■ Task prompt ■
Leave out the pictures, and write out exactly the lines from the beginning of the material to the line holding "0.407, 0.408, 0.70];", that line included, and nothing else.

■ Data ■
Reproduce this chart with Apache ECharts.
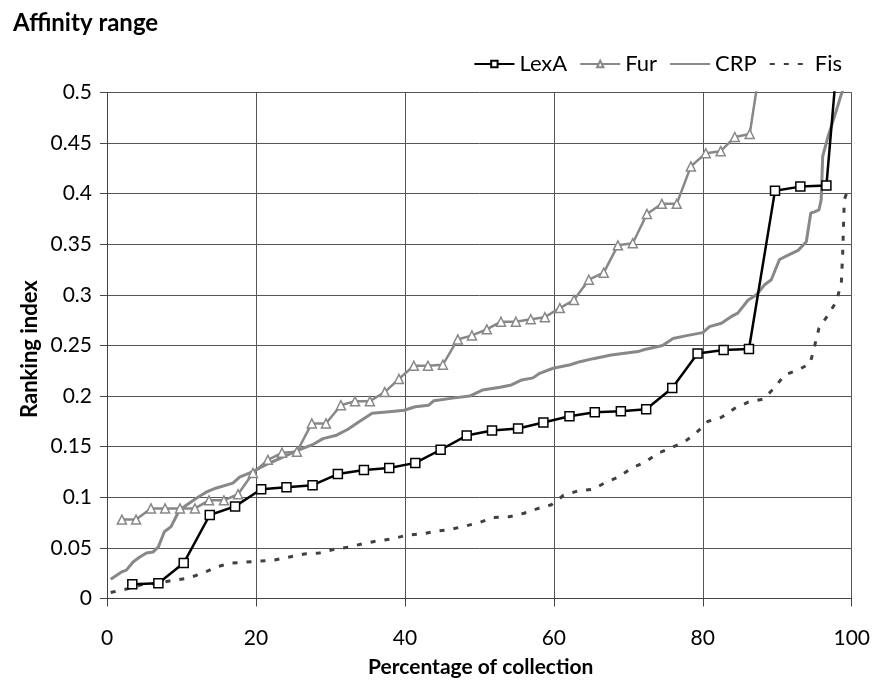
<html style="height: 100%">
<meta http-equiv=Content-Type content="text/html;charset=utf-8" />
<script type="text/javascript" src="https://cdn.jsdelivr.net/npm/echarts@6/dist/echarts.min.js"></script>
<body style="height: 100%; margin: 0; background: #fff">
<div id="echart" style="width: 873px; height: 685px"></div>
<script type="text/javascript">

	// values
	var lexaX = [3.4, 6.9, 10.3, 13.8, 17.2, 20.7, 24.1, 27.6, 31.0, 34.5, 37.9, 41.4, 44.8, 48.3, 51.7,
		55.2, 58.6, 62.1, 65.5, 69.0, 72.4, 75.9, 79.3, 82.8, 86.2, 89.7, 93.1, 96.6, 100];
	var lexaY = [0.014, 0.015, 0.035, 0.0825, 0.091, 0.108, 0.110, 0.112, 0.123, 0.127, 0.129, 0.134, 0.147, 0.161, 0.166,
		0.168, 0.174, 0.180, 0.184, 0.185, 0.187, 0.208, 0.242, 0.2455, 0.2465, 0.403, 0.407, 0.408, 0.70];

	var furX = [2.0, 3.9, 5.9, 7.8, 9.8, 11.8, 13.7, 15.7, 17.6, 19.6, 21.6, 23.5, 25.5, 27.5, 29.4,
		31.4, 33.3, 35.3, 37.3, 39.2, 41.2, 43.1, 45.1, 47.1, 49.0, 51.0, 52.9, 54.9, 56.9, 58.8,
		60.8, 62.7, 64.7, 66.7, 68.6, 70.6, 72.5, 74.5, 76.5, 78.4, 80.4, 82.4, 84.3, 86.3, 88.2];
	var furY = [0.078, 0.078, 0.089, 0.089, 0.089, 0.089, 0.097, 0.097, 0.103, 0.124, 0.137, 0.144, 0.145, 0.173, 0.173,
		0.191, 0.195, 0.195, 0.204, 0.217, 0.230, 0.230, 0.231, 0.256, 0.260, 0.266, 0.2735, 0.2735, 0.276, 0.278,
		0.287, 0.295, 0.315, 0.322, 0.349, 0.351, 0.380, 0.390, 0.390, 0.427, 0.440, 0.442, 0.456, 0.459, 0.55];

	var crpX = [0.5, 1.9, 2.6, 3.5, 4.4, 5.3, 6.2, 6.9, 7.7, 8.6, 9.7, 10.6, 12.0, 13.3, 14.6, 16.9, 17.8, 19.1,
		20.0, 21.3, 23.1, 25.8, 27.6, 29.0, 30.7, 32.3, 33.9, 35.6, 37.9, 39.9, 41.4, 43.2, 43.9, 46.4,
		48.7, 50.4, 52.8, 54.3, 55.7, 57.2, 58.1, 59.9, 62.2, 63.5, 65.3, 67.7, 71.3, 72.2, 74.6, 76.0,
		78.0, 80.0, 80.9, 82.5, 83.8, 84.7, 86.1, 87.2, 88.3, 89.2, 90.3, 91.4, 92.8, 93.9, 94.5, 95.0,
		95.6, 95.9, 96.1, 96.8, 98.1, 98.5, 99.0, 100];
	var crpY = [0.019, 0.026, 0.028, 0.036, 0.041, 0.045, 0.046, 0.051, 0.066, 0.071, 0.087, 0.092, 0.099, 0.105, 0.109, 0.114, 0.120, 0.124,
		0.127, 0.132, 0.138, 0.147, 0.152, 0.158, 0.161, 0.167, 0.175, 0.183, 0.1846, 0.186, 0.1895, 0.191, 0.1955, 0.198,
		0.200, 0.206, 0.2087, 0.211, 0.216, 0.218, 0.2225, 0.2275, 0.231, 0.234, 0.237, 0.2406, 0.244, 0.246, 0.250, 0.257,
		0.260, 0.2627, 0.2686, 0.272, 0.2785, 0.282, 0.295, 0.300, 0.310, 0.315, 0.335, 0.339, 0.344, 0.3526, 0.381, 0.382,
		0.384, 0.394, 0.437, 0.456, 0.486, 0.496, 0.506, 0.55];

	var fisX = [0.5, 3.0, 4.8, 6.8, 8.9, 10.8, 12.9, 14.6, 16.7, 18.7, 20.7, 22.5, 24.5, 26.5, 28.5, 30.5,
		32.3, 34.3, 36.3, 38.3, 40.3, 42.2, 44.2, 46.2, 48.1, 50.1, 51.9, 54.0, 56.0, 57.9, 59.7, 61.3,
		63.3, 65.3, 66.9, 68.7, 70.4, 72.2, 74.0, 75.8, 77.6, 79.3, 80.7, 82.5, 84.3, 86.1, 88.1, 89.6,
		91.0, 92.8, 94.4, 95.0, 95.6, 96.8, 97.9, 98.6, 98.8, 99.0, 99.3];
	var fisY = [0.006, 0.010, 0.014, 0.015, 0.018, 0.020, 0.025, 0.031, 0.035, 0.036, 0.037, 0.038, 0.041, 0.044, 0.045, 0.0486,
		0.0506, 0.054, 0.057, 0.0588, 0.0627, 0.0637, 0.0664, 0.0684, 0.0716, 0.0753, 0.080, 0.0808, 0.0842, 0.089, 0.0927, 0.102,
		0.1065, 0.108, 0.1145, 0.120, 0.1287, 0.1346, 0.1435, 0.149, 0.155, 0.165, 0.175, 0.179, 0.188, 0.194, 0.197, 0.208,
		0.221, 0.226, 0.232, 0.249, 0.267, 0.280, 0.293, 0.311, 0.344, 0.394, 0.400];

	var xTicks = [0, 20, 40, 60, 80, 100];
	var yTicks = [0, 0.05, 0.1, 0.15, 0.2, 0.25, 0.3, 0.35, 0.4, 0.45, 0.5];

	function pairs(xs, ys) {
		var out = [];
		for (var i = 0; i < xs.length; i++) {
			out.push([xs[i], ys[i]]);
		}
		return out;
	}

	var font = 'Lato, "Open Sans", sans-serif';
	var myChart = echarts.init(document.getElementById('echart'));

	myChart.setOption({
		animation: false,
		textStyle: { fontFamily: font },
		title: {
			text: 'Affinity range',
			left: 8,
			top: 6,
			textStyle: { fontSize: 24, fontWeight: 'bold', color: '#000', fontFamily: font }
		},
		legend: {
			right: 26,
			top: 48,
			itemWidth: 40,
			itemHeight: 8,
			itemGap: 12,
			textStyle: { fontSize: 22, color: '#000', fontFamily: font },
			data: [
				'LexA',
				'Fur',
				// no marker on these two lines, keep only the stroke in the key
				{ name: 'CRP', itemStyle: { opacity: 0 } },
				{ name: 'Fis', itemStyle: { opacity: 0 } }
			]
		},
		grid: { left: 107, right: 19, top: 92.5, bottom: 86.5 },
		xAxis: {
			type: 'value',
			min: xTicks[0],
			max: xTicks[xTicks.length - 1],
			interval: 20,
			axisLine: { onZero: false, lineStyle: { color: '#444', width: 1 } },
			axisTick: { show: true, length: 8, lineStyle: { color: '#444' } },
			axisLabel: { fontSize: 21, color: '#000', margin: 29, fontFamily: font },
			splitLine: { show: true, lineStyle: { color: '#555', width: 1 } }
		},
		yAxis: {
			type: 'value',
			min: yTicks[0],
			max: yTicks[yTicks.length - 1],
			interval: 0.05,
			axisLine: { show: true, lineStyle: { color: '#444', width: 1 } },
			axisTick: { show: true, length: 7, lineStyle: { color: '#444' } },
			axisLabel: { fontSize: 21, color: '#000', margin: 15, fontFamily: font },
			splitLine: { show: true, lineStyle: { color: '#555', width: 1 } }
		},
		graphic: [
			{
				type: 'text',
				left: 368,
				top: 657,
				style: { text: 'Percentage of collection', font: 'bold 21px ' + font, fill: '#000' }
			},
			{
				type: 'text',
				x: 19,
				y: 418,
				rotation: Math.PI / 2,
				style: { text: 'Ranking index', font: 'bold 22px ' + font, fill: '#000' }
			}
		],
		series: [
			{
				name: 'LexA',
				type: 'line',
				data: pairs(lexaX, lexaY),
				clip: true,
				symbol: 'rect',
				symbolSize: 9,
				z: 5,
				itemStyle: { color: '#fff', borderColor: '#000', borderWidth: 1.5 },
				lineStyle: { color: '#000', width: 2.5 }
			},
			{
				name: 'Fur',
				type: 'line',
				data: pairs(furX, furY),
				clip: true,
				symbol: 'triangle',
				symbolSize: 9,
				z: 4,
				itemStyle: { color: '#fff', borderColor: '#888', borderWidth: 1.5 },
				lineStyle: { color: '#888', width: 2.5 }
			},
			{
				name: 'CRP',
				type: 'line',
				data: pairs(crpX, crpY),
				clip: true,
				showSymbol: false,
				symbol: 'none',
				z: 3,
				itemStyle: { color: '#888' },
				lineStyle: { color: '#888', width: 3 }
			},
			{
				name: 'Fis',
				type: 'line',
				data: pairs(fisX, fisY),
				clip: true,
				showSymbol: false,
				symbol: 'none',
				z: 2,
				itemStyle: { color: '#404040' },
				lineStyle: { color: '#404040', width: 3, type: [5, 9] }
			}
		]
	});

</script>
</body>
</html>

■ Full response ■
Reproduce this chart with Apache ECharts.
<html style="height: 100%">
<meta http-equiv=Content-Type content="text/html;charset=utf-8" />
<script type="text/javascript" src="https://cdn.jsdelivr.net/npm/echarts@6/dist/echarts.min.js"></script>
<body style="height: 100%; margin: 0; background: #fff">
<div id="echart" style="width: 873px; height: 685px"></div>
<script type="text/javascript">

	// values
	var lexaX = [3.4, 6.9, 10.3, 13.8, 17.2, 20.7, 24.1, 27.6, 31.0, 34.5, 37.9, 41.4, 44.8, 48.3, 51.7,
		55.2, 58.6, 62.1, 65.5, 69.0, 72.4, 75.9, 79.3, 82.8, 86.2, 89.7, 93.1, 96.6, 100];
	var lexaY = [0.014, 0.015, 0.035, 0.0825, 0.091, 0.108, 0.110, 0.112, 0.123, 0.127, 0.129, 0.134, 0.147, 0.161, 0.166,
		0.168, 0.174, 0.180, 0.184, 0.185, 0.187, 0.208, 0.242, 0.2455, 0.2465, 0.403, 0.407, 0.408, 0.70];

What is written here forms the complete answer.